Clear communication is the cornerstone of consent and collaboration. Explaining the rationale behind placement or enrichment decisions helps families understand how the student will benefit. It also invites parents to contribute context about routines, supports at home, and social-emotional readiness. Documentation should specify the expected outcomes, the duration of the pilot, and the metrics used to assess success. When students understand the purpose and feel supported, their engagement increases, and the likelihood of positive academic and personal growth rises. School teams should provide ongoing opportunities for questions and reassurance.
Robust documentation creates a transparent record that can guide future decisions. The report should summarize the student’s strengths, the rationale for recommended pathways, and any caveats or uncertainties. It should also record any observed changes in performance over time, including how enrichment or acceleration impacted motivation and behavior. In addition, the documentation should outline supports, such as time management coaching, tutoring, or access to mentors, that will accompany the chosen path. This level of detail helps ensure fidelity to the plan and reduces the likelihood of drift from the original goals, even as staff changes occur.
The ultimate aim is to support a student’s lifelong learning trajectory.

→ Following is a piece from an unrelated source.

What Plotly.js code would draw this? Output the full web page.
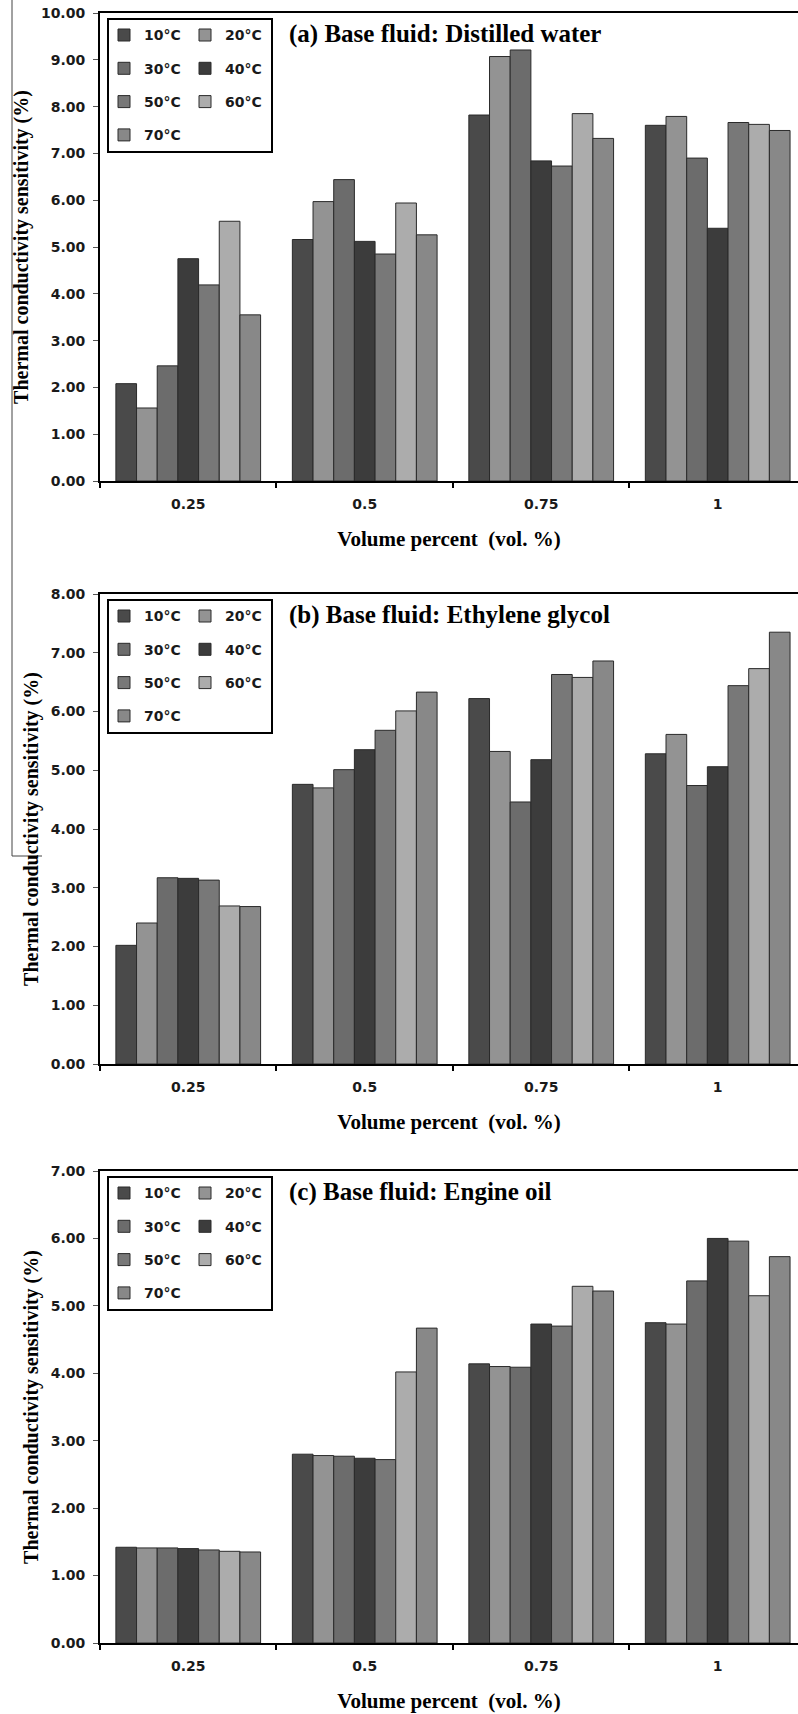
<!DOCTYPE html>
<html><head><meta charset="utf-8">
<script src="https://cdn.plot.ly/plotly-3.0.1.min.js"></script>
<style>html,body{margin:0;padding:0;background:#fff;} #chart{width:798px;height:1714px;}</style>
</head><body><div id="chart"></div>
<script>
// ---------- data ----------
const volumePercent = ['0.25', '0.5', '0.75', '1'];
const temperatures = ['10°C', '20°C', '30°C', '40°C', '50°C', '60°C', '70°C'];

// rows: 10°C ... 70°C, columns: 0.25, 0.5, 0.75, 1 vol.%
const distilledWater = [
  [2.08, 5.16, 7.82, 7.60],
  [1.56, 5.97, 9.07, 7.79],
  [2.46, 6.44, 9.21, 6.90],
  [4.75, 5.12, 6.84, 5.40],
  [4.19, 4.85, 6.73, 7.66],
  [5.55, 5.94, 7.85, 7.62],
  [3.55, 5.26, 7.32, 7.49]
];
const ethyleneGlycol = [
  [2.02, 4.76, 6.22, 5.28],
  [2.40, 4.70, 5.32, 5.61],
  [3.17, 5.01, 4.46, 4.74],
  [3.16, 5.35, 5.18, 5.06],
  [3.13, 5.68, 6.63, 6.44],
  [2.69, 6.01, 6.58, 6.73],
  [2.68, 6.33, 6.86, 7.35]
];
const engineOil = [
  [1.42, 2.80, 4.14, 4.75],
  [1.41, 2.78, 4.10, 4.73],
  [1.41, 2.77, 4.09, 5.37],
  [1.40, 2.74, 4.73, 6.00],
  [1.38, 2.72, 4.70, 5.96],
  [1.36, 4.02, 5.29, 5.15],
  [1.35, 4.67, 5.22, 5.73]
];
const panelTitles = ['(a) Base fluid: Distilled water', '(b) Base fluid: Ethylene glycol', '(c) Base fluid: Engine oil'];
const yAxisMax = [10, 8, 7];
const xAxisTitle = 'Volume percent\u00a0 (vol. %)';
const yAxisTitle = 'Thermal conductivity sensitivity (%)';

// ---------- style ----------
const seriesColors = ['#4a4a4a', '#939393', '#6c6c6c', '#3c3c3c', '#787878', '#acacac', '#888888'];
const W = 798, H = 1714, L = 100;
const plotTops = [13, 594, 1171];
const plotBottoms = [481, 1064, 1643];
const py = v => (H - v) / H;
const px = v => (v - L) / (W - L);
const panels = [distilledWater, ethyleneGlycol, engineOil];

const sansBold = {family: 'DejaVu Sans, Verdana, sans-serif', size: 14, color: '#1a1a1a', weight: 700};
const serifBold = {family: 'Liberation Serif, Times New Roman, serif', size: 20, color: '#000', weight: 700};

const traces = [];
const layout = {
  width: W, height: H,
  margin: {l: L, r: 0, t: 0, b: 0},
  paper_bgcolor: '#fff', plot_bgcolor: '#fff',
  bargap: 0.18, bargroupgap: 0,
  barmode: 'group',
  annotations: [], shapes: [],
  font: sansBold
};

panels.forEach((data, p) => {
  const xa = p === 0 ? 'x' : 'x' + (p + 1);
  const ya = p === 0 ? 'y' : 'y' + (p + 1);
  data.forEach((vals, s) => {
    const col = s % 2;
    const n = p * 2 + col + 1;
    const legId = n === 1 ? 'legend' : 'legend' + n;
    traces.push({
      type: 'bar', x: volumePercent, y: vals, name: temperatures[s],
      xaxis: xa, yaxis: ya, legend: legId, legendgroup: 'p' + p + 's' + s,
      marker: {color: seriesColors[s], line: {color: '#2a2a2a', width: 1}},
      hovertemplate: '%{x}: %{y:.2f}<extra>' + temperatures[s] + '</extra>'
    });
  });
  const dom = [py(plotBottoms[p]), py(plotTops[p])];
  layout['xaxis' + (p === 0 ? '' : p + 1)] = {
    type: 'category', domain: [0, 1], anchor: ya, range: [-0.5, 3.455],
    showline: true, linecolor: '#000', linewidth: 2, mirror: true,
    ticks: 'outside', tickson: 'boundaries', ticklen: 5, tickcolor: '#000', tickwidth: 2,
    ticklabelstandoff: 9, tickfont: sansBold, showgrid: false, zeroline: false,
    title: {text: xAxisTitle, font: {family: serifBold.family, size: 21, color: '#000', weight: 700}, standoff: 21}
  };
  layout['yaxis' + (p === 0 ? '' : p + 1)] = {
    domain: dom, anchor: xa, range: [0, yAxisMax[p]], dtick: 1, tickformat: '.2f',
    showline: true, linecolor: '#000', linewidth: 2,
    ticks: 'outside', ticklen: 5, tickcolor: '#555', tickwidth: 1,
    ticklabelstandoff: 5, tickfont: sansBold, showgrid: false, zeroline: false,
    title: {text: yAxisTitle, font: serifBold, standoff: 7}
  };
  // legends: two columns
  const legTop = py(plotTops[p] + 6.4);
  const legCommon = {
    orientation: 'v', yanchor: 'top', xanchor: 'left', y: legTop,
    bgcolor: 'rgba(0,0,0,0)', borderwidth: 0, font: sansBold,
    traceorder: 'grouped', tracegroupgap: 12.1
  };
  layout['legend' + (p === 0 ? '' : (p * 2 + 1))] = Object.assign({x: px(104)}, legCommon);
  layout['legend' + (p * 2 + 2)] = Object.assign({x: px(185)}, legCommon);
  // legend box
  layout.shapes.push({
    type: 'rect', xref: 'paper', yref: 'paper',
    x0: px(108), x1: px(272), y0: py(plotTops[p] + 139), y1: py(plotTops[p] + 6),
    line: {color: '#000', width: 2}, fillcolor: 'rgba(0,0,0,0)', layer: 'above'
  });
  // panel title
  layout.annotations.push({
    text: panelTitles[p], xref: 'paper', yref: 'paper',
    x: px(287), y: py(plotTops[p] + 21), xanchor: 'left', yanchor: 'middle',
    showarrow: false, font: {family: 'Liberation Serif, Times New Roman, serif', size: 25, color: '#000', weight: 700}
  });
});

// page-edge lines from the source scan
layout.shapes.push({type: 'line', xref: 'paper', yref: 'paper', x0: px(12), x1: px(12), y0: py(0), y1: py(856), line: {color: '#444', width: 1}});
layout.shapes.push({type: 'line', xref: 'paper', yref: 'paper', x0: px(12), x1: px(42), y0: py(856), y1: py(856), line: {color: '#444', width: 1}});

Plotly.newPlot('chart', traces, layout, {displayModeBar: false, staticPlot: true});
</script>
</body></html>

Interpreting achievement patterns is not about labeling but about tailoring opportunities so that each learner discovers what they enjoy and how they learn best. When strengths align with clear, well-supported pathways, students gain confidence, resilience, and a sense of agency. The process should emphasize equity, ensuring that decisions do not disproportionately advantage or disadvantage any group while remaining sensitive to individual circumstances. By centering student interests within a structured, collaborative framework, educators can guide placement and enrichment in ways that foster curiosity, mastery, and positive, sustainable growth.